START Given entries

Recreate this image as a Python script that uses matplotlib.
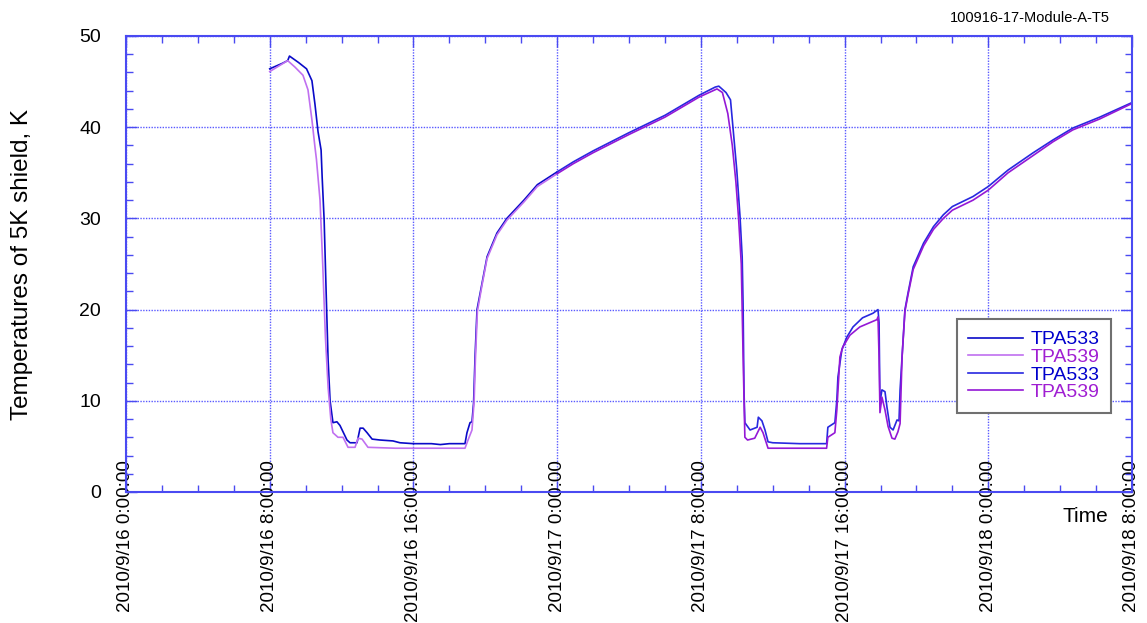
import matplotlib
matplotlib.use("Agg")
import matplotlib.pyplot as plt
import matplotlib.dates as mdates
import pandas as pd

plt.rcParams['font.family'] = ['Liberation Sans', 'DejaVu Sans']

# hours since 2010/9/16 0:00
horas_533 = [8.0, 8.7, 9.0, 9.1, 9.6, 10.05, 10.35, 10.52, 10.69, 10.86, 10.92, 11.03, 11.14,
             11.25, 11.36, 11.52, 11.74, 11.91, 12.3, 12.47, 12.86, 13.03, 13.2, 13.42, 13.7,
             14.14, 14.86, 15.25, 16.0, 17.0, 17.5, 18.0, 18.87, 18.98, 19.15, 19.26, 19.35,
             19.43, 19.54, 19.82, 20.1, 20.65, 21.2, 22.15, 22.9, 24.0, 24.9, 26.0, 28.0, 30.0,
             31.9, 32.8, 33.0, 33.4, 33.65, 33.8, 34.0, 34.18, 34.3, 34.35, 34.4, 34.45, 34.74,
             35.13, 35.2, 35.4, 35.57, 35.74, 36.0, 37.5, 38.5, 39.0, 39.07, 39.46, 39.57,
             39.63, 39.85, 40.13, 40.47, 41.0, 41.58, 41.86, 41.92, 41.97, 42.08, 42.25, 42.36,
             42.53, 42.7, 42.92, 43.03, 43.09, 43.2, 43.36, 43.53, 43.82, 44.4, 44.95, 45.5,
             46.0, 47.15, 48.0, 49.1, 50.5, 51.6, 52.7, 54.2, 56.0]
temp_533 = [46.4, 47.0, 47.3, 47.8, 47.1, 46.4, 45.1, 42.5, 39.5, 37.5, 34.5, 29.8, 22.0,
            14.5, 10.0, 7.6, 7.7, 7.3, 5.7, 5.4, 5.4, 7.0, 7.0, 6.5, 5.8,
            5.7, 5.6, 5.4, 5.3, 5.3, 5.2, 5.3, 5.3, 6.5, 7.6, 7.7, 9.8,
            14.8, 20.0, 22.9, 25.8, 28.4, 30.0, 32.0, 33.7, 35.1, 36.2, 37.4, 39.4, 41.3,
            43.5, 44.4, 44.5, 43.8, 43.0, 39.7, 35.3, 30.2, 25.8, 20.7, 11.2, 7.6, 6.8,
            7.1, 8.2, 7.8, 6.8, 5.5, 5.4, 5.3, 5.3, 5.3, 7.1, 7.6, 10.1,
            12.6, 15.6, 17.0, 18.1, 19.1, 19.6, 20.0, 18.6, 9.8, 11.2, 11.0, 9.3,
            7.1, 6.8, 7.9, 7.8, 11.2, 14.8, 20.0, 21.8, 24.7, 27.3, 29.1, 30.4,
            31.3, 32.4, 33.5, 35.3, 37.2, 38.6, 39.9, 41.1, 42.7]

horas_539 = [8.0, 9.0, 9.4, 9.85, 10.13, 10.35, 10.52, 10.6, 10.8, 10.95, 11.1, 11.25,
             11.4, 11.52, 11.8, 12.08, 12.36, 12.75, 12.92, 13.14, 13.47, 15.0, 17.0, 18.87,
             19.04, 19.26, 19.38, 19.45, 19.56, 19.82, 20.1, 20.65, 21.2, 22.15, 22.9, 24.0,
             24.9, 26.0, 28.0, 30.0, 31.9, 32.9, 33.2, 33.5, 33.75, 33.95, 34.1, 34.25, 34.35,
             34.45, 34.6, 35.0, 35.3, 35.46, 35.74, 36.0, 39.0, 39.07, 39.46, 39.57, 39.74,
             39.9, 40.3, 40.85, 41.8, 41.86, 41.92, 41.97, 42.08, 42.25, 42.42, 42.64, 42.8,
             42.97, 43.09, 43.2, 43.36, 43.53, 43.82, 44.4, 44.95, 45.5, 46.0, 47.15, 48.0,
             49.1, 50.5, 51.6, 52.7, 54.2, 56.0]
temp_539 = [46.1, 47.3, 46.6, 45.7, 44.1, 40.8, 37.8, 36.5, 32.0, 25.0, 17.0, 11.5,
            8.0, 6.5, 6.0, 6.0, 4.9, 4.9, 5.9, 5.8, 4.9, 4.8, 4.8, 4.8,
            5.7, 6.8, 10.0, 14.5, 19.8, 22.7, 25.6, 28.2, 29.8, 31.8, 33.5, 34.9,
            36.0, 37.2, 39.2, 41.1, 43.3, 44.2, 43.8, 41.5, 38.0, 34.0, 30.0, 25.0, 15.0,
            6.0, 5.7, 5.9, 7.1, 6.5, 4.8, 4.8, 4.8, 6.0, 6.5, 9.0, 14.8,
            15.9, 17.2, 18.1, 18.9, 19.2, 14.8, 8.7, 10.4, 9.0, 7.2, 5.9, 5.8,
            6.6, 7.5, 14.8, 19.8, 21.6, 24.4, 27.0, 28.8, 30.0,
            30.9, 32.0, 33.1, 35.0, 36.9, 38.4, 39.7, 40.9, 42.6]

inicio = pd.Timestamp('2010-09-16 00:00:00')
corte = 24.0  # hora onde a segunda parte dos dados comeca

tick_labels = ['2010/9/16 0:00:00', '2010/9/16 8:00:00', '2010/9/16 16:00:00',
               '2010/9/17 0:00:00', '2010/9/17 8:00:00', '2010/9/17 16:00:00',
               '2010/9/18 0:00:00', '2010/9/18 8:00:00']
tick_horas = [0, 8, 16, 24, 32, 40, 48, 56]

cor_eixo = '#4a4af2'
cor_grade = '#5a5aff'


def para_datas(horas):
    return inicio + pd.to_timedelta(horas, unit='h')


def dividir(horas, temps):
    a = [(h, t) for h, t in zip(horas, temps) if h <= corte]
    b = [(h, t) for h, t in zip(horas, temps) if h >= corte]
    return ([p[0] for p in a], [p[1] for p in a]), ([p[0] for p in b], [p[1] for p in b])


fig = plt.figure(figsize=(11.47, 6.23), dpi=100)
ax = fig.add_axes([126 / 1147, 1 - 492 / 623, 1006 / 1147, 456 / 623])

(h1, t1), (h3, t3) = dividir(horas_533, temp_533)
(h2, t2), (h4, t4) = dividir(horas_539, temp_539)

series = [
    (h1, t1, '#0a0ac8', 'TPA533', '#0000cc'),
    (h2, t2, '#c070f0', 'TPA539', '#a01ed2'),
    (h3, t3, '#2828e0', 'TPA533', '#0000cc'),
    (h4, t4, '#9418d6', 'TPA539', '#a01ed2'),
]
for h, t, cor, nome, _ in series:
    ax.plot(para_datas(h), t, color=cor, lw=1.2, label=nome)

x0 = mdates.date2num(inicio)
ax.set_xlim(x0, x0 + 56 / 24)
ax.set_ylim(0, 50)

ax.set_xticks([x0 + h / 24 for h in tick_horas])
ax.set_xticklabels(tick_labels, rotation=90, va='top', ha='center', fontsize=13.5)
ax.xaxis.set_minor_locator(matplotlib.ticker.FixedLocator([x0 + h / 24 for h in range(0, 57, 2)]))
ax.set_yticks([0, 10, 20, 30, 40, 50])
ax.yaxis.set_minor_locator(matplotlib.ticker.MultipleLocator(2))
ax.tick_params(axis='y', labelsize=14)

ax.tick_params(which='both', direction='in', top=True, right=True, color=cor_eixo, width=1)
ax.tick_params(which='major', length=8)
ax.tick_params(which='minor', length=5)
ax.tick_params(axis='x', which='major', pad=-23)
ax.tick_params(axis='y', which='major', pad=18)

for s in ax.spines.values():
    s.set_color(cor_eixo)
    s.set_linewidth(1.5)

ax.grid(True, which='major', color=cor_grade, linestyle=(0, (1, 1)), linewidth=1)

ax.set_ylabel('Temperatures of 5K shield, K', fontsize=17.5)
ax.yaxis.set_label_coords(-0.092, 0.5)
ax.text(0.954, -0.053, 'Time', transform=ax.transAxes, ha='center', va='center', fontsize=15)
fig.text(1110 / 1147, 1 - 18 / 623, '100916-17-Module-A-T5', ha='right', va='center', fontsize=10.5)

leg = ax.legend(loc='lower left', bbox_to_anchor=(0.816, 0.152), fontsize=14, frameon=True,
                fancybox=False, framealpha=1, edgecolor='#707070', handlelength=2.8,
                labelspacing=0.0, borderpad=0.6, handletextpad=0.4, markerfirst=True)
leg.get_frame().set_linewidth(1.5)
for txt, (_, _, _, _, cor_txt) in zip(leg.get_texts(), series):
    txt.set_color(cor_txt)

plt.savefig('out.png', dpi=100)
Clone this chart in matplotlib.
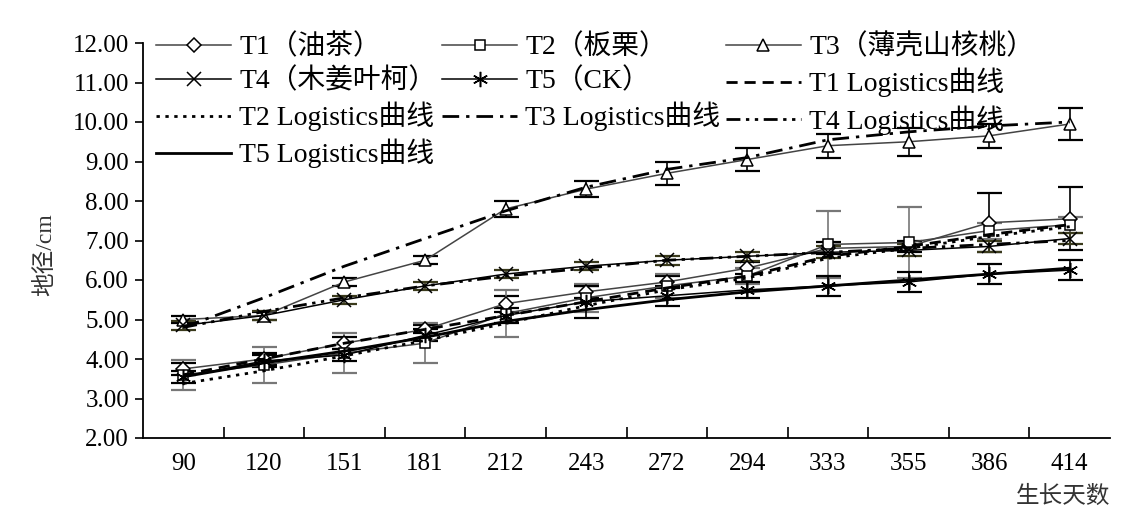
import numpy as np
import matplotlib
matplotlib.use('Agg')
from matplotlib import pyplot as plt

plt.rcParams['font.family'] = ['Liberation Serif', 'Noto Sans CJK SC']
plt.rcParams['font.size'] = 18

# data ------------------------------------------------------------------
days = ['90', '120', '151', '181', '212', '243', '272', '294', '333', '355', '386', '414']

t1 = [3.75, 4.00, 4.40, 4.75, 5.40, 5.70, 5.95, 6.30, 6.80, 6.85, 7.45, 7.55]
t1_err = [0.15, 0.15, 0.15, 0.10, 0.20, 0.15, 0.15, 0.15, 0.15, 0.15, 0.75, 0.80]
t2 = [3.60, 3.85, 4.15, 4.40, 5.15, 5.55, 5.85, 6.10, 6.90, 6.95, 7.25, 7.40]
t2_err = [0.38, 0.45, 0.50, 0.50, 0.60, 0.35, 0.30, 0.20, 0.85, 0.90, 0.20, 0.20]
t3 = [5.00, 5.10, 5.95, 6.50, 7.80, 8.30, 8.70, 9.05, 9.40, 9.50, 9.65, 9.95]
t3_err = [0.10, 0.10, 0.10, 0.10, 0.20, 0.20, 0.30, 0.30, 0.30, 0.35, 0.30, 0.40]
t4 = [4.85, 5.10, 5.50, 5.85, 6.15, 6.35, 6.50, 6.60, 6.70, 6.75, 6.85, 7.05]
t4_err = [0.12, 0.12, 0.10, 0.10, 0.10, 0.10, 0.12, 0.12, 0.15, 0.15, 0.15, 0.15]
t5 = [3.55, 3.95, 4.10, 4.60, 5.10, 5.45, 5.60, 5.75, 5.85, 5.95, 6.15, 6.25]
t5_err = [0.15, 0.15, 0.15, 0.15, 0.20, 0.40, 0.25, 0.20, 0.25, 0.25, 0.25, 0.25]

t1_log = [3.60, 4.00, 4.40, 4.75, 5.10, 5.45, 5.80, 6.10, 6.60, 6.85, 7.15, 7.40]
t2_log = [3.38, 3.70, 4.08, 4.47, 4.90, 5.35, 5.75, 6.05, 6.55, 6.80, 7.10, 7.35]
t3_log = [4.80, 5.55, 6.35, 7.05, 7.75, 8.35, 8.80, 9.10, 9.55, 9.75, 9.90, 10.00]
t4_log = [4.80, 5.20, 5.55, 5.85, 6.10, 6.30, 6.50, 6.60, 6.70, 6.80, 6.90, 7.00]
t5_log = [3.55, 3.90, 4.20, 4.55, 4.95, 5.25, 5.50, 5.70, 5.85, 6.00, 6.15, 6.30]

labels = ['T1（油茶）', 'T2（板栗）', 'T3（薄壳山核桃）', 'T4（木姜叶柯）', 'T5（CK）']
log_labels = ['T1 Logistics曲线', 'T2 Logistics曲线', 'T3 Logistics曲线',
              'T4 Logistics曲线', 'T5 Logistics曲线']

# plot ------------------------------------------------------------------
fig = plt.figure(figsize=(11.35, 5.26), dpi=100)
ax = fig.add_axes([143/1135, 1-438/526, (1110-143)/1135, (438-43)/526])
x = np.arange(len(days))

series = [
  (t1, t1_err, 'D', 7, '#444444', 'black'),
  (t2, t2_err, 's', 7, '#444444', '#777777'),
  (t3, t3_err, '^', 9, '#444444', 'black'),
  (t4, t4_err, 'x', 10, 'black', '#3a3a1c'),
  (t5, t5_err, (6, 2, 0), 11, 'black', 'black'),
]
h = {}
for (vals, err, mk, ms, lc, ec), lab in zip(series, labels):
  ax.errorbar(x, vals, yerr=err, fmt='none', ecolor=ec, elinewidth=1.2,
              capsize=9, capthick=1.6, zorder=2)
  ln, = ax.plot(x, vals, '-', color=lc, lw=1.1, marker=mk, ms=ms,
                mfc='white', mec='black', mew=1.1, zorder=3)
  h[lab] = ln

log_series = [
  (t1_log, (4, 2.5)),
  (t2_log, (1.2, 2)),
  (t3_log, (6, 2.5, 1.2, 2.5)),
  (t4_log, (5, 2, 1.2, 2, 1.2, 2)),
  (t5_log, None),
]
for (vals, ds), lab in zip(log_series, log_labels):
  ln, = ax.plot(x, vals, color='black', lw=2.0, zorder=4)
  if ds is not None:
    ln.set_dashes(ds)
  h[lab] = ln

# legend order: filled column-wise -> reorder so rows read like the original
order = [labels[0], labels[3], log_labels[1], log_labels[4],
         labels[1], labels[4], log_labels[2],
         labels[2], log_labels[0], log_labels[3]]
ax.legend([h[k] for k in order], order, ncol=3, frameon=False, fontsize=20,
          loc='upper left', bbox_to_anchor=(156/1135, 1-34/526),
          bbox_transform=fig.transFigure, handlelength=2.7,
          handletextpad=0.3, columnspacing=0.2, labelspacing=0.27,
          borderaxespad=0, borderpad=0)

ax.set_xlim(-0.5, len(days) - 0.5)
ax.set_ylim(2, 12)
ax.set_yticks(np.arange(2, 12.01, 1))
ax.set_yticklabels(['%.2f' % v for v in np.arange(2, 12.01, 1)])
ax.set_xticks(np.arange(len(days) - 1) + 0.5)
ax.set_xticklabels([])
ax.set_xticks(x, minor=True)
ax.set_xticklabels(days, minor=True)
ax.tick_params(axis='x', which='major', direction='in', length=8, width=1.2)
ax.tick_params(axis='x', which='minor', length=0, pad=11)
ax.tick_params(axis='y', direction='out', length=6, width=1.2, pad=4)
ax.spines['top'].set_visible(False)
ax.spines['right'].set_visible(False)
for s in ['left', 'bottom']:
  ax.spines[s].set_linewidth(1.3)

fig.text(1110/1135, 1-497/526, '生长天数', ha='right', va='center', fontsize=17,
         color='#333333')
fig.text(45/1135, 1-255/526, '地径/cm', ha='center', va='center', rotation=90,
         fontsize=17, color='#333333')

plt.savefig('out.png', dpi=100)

END Given entries

### Your objective
Using the entries above, reproduce word for word only the lines from the one that contains "Clone this chart in matplotlib." to the one that contains "plt.rcParams['font.size'] = 18", both ends included, and drop every picture.

### Written response
Clone this chart in matplotlib.
import numpy as np
import matplotlib
matplotlib.use('Agg')
from matplotlib import pyplot as plt

plt.rcParams['font.family'] = ['Liberation Serif', 'Noto Sans CJK SC']
plt.rcParams['font.size'] = 18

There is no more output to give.